Karen McCarthy is the only female cop on a police force that makes misogyny its battle cry daily, but she holds onto her job and wises up as this mystery unfolds. Running from a fight is not her style. Readers will see quickly that Karen makes mistakes, such as seeking comfort in the wrong places from the wrong men, but they'll root for this young woman nonetheless; she is flawed but seeks justice.
While many of her fellow officers in the book's fictional Jersey town tarnish law enforcement's brass shield, not all the men on the force slip easily into blue-gang mentality and zero in on any evidence of female imperfection. Hart avoids painting a flat landscape of black and white in this dark crime drama, so Karen McCarthy’s world ripples with shades of gray and red. Lots of red. Bodies drop and drop in this thriller, but for the sake of humanity, the reader may nod that some of Hart's seedy characters deserve to die.

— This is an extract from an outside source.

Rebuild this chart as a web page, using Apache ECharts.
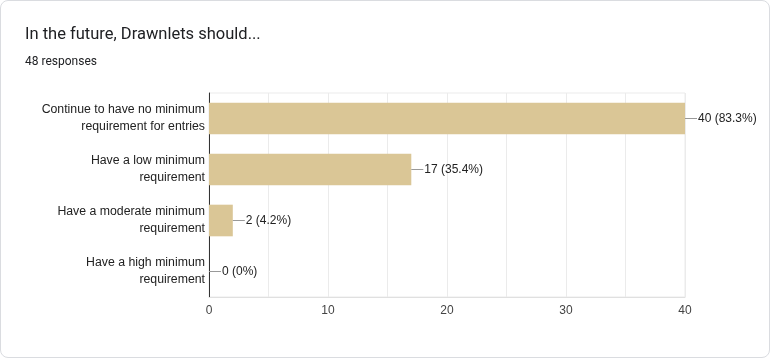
<!DOCTYPE html>
<html>
<head>
<meta charset="utf-8">
<script src="https://cdn.jsdelivr.net/npm/echarts@6/dist/echarts.min.js"></script>
<style>
  html, body { margin: 0; padding: 0; background: #ffffff; }
  #card { position: absolute; left: 0; top: 0; width: 768px; height: 356px;
          border: 1px solid #dadce0; border-radius: 8px; background: #fff; overflow: hidden; }
  #chart { width: 768px; height: 356px; }
</style>
</head>
<body>
<div id="card"><div id="chart"></div></div>
<script>
const titleText = "In the future, Drawnlets should...";
const subtitleText = "48 responses";
const categories = [
  "Continue to have no minimum\nrequirement for entries",
  "Have a low minimum\nrequirement",
  "Have a moderate minimum\nrequirement",
  "Have a high minimum\nrequirement"
];
const counts = [40, 17, 2, 0];
const percentLabels = ["83.3%", "35.4%", "4.2%", "0%"];
const xTickLabels = ["0", "10", "20", "30", "40"];

const chart = echarts.init(document.getElementById('chart'), null, { renderer: 'canvas' });
chart.setOption({
  animation: false,
  title: [
    { text: titleText, left: 19, top: 20,
      textStyle: { fontFamily: 'Roboto', fontSize: 16.5, fontWeight: 'normal', color: '#202124' } },
    { text: subtitleText, left: 19, top: 50,
      textStyle: { fontFamily: 'Roboto', fontSize: 12, fontWeight: 'normal', color: '#202124' } }
  ],
  grid: { left: 208, right: 84, top: 92, bottom: 60, show: true, borderColor: '#ebebeb', borderWidth: 1 },
  xAxis: {
    type: 'value', min: 0, max: 40, interval: 5,
    axisLine: { show: true, lineStyle: { color: '#e0e0e0' } },
    axisTick: { show: false },
    splitLine: { show: true, lineStyle: { color: '#ebebeb' } },
    axisLabel: {
      margin: 8, color: '#444', fontFamily: 'Arial, Liberation Sans', fontSize: 12,
      formatter: v => xTickLabels.indexOf(String(v)) >= 0 ? String(v) : ''
    }
  },
  yAxis: {
    type: 'category', data: categories, inverse: true,
    axisLine: { show: true, lineStyle: { color: '#333' } },
    axisTick: { show: false },
    axisLabel: { margin: 4, color: '#222', fontFamily: 'Arial, Liberation Sans', fontSize: 12.3, lineHeight: 17, align: 'right' }
  },
  series: [{
    type: 'bar',
    data: counts,
    barWidth: '62%',
    itemStyle: { color: '#dac696' },
    label: {
      show: true, position: 'right', distance: 0,
      formatter: p => '{l|}{t|' + counts[p.dataIndex] + ' (' + percentLabels[p.dataIndex] + ')}',
      rich: {
        l: { width: 12, height: 1, backgroundColor: '#999', verticalAlign: 'middle' },
        t: { fontFamily: 'Arial, Liberation Sans', fontSize: 12, color: '#222', padding: [0, 0, 0, 1] }
      }
    }
  }]
});
</script>
</body>
</html>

At other times, readers may feel themselves fearing for the lives of itchy thieves and risk takers like meth-head Charley Murphy and his loyal girlfriend Noorie. The writing will make attentive readers care. They will also laugh occasionally at the colorful words popping from these characters' mouths. Hart’s shady misfits, wannabe cop kings, and hard-working humans just trying to get by will suck police procedural fans in, and his characters' stories will stick with those readers long after they’ve read the last page of We All Fall Down.